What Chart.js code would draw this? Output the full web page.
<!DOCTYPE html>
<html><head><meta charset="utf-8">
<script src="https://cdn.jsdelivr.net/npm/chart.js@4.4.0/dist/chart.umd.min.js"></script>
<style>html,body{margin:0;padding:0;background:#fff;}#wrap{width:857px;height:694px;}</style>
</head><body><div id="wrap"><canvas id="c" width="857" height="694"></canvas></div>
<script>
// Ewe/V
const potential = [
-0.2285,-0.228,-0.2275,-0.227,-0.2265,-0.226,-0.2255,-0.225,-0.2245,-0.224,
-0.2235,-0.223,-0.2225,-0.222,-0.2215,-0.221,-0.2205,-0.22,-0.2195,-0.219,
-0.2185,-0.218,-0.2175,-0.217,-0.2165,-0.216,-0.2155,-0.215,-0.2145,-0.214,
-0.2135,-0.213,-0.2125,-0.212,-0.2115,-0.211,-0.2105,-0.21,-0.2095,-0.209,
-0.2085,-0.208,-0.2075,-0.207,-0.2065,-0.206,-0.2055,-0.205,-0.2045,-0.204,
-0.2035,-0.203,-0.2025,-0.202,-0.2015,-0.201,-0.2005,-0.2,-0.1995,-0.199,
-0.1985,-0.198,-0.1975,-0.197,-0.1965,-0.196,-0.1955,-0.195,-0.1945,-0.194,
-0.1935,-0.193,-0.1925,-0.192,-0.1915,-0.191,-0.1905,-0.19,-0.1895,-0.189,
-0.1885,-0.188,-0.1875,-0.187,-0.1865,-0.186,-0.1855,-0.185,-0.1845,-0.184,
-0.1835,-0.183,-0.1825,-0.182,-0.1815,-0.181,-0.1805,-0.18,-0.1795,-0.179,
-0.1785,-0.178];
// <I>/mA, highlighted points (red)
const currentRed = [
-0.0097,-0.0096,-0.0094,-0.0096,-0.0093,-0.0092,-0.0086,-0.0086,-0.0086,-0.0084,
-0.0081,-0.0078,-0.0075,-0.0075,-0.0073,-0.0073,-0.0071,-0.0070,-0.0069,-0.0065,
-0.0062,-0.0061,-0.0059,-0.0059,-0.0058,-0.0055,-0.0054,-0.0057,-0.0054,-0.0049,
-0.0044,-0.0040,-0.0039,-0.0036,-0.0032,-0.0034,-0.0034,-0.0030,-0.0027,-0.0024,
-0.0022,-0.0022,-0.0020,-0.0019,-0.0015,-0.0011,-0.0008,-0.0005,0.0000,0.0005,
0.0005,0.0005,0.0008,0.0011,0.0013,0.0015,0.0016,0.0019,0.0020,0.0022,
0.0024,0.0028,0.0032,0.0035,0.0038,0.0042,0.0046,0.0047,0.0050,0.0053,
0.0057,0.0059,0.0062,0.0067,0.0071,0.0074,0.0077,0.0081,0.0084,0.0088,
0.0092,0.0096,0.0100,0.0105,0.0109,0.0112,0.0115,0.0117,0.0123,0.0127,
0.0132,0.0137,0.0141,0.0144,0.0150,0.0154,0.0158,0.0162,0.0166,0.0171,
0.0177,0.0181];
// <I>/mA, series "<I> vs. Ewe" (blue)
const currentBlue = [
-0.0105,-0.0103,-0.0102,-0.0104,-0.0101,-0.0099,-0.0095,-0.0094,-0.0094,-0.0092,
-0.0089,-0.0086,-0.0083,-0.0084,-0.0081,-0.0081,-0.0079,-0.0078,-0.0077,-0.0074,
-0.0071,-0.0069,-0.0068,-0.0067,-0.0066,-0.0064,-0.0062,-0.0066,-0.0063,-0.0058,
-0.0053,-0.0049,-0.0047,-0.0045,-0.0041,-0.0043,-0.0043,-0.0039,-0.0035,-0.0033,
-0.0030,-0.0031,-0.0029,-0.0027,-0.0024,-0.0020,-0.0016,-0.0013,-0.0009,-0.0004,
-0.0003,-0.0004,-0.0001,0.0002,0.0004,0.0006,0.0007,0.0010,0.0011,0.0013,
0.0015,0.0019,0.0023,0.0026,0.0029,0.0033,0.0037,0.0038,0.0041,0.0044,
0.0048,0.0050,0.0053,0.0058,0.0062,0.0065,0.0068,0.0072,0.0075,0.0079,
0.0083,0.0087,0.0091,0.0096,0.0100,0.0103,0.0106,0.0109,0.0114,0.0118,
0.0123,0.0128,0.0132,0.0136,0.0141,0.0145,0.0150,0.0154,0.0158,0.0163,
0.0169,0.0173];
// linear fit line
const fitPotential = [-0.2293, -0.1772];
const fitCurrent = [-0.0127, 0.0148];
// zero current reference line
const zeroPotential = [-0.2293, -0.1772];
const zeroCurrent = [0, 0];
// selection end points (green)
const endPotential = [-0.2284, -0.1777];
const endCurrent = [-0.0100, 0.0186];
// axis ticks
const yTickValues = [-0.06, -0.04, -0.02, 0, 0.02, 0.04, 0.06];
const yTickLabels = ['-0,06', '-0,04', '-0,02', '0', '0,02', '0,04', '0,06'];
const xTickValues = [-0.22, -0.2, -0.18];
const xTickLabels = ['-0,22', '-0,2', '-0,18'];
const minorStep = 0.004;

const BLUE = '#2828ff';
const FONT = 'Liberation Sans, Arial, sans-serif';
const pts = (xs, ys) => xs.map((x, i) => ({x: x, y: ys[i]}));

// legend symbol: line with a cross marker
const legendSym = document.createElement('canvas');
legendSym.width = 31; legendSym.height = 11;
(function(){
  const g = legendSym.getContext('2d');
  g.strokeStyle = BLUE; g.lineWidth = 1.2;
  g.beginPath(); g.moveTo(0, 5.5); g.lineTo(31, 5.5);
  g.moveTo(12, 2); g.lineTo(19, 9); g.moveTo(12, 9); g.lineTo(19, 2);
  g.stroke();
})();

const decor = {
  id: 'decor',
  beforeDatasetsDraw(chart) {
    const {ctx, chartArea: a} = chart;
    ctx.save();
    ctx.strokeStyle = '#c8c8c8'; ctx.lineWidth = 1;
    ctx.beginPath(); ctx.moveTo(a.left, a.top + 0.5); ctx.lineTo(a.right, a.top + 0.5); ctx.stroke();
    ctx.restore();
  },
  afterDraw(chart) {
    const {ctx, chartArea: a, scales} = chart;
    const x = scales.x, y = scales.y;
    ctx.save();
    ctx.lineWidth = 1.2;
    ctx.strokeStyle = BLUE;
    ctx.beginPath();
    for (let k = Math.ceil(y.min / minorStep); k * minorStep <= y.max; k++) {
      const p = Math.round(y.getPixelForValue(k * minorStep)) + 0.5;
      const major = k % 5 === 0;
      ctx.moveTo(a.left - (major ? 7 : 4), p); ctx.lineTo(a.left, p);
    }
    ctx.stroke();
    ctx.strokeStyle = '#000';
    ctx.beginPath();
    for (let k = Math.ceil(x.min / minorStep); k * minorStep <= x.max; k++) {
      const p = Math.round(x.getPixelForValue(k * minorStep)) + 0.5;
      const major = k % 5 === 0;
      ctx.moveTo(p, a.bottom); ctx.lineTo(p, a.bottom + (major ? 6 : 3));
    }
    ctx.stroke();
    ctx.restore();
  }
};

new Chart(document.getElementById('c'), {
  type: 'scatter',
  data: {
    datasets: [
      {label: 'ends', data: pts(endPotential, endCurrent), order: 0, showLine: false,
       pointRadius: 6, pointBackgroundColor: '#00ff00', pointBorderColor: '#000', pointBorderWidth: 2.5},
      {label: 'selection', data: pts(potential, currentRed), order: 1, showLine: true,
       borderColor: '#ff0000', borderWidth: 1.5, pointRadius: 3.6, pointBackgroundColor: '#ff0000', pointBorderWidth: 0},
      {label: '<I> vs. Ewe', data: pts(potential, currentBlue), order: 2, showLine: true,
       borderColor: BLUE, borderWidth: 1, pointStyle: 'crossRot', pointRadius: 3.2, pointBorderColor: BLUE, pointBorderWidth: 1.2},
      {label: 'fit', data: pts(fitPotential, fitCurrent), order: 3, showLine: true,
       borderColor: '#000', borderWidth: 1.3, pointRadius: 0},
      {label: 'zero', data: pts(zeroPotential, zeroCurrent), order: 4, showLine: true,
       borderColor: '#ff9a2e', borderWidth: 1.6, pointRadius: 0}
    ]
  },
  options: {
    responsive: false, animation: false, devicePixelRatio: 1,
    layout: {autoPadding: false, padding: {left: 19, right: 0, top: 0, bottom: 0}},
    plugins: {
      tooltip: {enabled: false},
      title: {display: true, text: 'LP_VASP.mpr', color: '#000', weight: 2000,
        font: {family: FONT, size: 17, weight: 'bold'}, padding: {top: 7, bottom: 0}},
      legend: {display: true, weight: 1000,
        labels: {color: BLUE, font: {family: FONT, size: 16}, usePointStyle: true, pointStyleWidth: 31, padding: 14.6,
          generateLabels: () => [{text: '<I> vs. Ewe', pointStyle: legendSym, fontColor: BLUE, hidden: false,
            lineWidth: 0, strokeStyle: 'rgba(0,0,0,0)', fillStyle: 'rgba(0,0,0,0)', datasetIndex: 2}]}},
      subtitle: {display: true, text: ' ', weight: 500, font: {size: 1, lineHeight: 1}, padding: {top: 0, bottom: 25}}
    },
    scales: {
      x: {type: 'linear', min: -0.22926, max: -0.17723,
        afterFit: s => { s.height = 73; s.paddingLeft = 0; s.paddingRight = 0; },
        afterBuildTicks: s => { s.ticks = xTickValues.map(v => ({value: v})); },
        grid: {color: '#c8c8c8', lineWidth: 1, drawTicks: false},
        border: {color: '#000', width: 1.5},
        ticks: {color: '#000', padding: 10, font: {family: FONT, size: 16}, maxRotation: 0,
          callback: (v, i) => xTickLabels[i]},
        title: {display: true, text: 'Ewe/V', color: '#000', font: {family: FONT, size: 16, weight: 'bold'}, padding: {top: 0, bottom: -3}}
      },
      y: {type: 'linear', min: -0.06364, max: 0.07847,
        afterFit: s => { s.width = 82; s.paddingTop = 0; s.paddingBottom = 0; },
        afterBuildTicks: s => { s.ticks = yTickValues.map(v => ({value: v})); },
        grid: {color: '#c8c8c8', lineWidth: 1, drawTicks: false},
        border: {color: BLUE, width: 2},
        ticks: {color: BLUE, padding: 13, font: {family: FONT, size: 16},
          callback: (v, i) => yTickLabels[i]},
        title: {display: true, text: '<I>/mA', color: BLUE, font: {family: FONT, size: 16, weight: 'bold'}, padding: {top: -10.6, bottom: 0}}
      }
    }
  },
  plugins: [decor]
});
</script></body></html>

...

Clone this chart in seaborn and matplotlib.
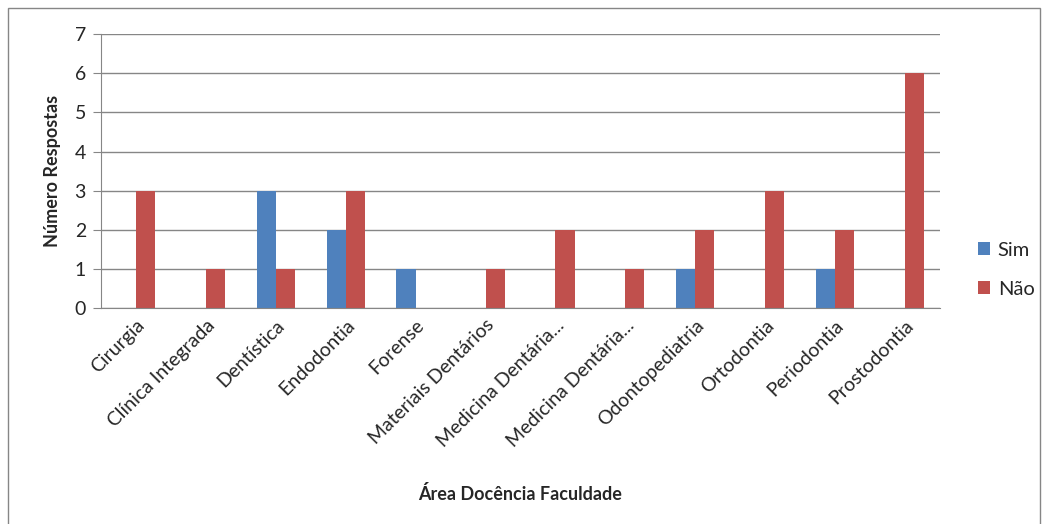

• **GIVEN REQUEST**
Copy out every line from the records that has the word "this".

• **FULL OUTPUT**
What Chart.js code would draw this? Output the full web page.
Clone this chart in seaborn and matplotlib.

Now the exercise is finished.